KI-Glossar
Das vollständige Wörterbuch der Künstlichen Intelligenz
Network Pruning
Method consisting of selectively removing the least important weights or neurons from a diffusion model, creating a sparser and more efficient architecture with minimal impact on performance.
Classifier-Guided Denoising
Optimization strategy that uses an external classification model to guide the denoising process, allowing equivalent visual quality to be achieved with fewer computationally expensive denoising steps.
Low-Rank Inference
Approach that approximates the model's large weight matrices by products of lower-rank matrices, drastically reducing the number of parameters and matrix multiplication operations during inference.
Accelerator Method
Set of techniques aimed at accelerating the diffusion process by skipping intermediate denoising steps, often using regression models to directly predict future steps.
Memory Optimization by Gradient Checkpointing
Memory management technique that selectively saves intermediate activations during backpropagation, recalculating them as needed to trade reduced RAM usage for a slight increase in computation time.
Mixture of Experts (MoE)
Model architecture where multiple 'experts' (sub-networks) are conditionally activated, allowing for increased model capacity without proportional increases in computational costs for a single inference.
Time-step Distillation
Form of distillation where a student model learns to generate high-quality results using fewer denoising steps than the teacher model, thus directly accelerating the generation process.
Efficient Stochastic Reparameterization
Optimization of noising and denoising that uses reparameterized parameters to reduce variance and the number of samples needed, making each diffusion step more stable and less costly.
Feature Caching
Strategy for caching intermediate feature maps for recurrent input conditions (e.g., text), avoiding their recalculation at each denoising step and thus reducing the overall computational load.
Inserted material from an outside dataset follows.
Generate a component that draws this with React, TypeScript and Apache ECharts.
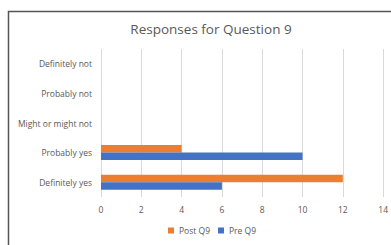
import React, { useEffect, useRef } from "react";
import * as echarts from "echarts";

const categories = ["Definitely yes", "Probably yes", "Might or might not", "Probably not", "Definitely not"];
const preQ9 = [6, 10, 0, 0, 0];
const postQ9 = [12, 4, 0, 0, 0];
const xTicks = { min: 0, max: 14, interval: 2 };

export default function App() {
  const ref = useRef<HTMLDivElement>(null);
  useEffect(() => {
    const chart = echarts.init(ref.current!, null, { renderer: "svg" });
    const font = "'Open Sans', 'Liberation Sans', sans-serif";
    chart.setOption({
      animation: false,
      backgroundColor: "#ffffff",
      title: {
        text: "Responses for Question 9",
        left: 206,
        textAlign: "center",
        top: 17,
        textStyle: { fontFamily: font, fontSize: 13.5, fontWeight: "normal", color: "#595959" },
      },
      graphic: [
        {
          type: "rect",
          shape: { x: 8.5, y: 11.5, width: 420, height: 300 },
          style: { fill: "none", stroke: "#555555", lineWidth: 1.5 },
          silent: true,
        },
      ],
      legend: {
        data: ["Post Q9", "Pre Q9"],
        bottom: 5,
        left: 163,
        itemWidth: 6,
        itemHeight: 6,
        itemGap: 8,
        icon: "rect",
        textStyle: { fontFamily: font, fontSize: 8.5, color: "#595959" },
      },
      grid: { left: 101, top: 49, width: 286, height: 148, containLabel: false },
      xAxis: {
        type: "value",
        min: xTicks.min,
        max: xTicks.max,
        interval: xTicks.interval,
        axisLine: { show: false },
        axisTick: { show: false },
        splitLine: { show: true, lineStyle: { color: "#d9d9d9", width: 1 } },
        axisLabel: { fontFamily: font, fontSize: 8.5, color: "#595959", margin: 8 },
      },
      yAxis: {
        type: "category",
        data: categories,
        axisLine: { show: false },
        axisTick: { show: false },
        axisLabel: { fontFamily: font, fontSize: 8.5, color: "#595959", margin: 9 },
      },
      series: [
        {
          name: "Post Q9",
          type: "bar",
          data: postQ9,
          barWidth: 7.5,
          barGap: "0%",
          itemStyle: { color: "#ED7D31" },
        },
        {
          name: "Pre Q9",
          type: "bar",
          data: preQ9,
          barWidth: 7.5,
          barGap: "0%",
          itemStyle: { color: "#4472C4" },
        },
      ],
    });
    return () => chart.dispose();
  }, []);
  return (
    <div style={{ position: "fixed", left: 0, top: 0, width: 391, height: 245 }}>
      <div ref={ref} style={{ width: 391, height: 245 }} />
    </div>
  );
}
Deployment on Tensor Processing Unit (TPU)
Adaptation of diffusion model architectures to leverage the massively parallel matrix operations of TPUs, optimizing data flows and computation kernels for very high-speed inference.
Quality-Speed Trade-off by Scheduler
Use of different noise schedulers (e.g., DDIM, DPM-Solver) that allow controlling the number of denoising steps, offering fine-tuning between image quality and generation speed.
Convolution Kernel Fusion
Optimization technique that combines successive convolution layers (e.g., Conv + BatchNorm + ReLU) into a single convolution operation, reducing latency and memory access on inference hardware.
Consistency Latent Diffusion Model
Variant of a model trained to map any point on the noise trajectory directly to the data origin, enabling generation in a single step or very few steps, revolutionizing computational efficiency.
Hyperparameter Grid Search Optimization
Process of systematically exploring hyperparameter configurations (e.g., learning rate, number of attention heads) to identify the most performant model in terms of quality/computational cost ratio.
Asynchronous Pipeline Inference
Deployment architecture where denoising steps are processed in parallel on different computing units, masking latency and increasing processing throughput for real-time diffusion applications.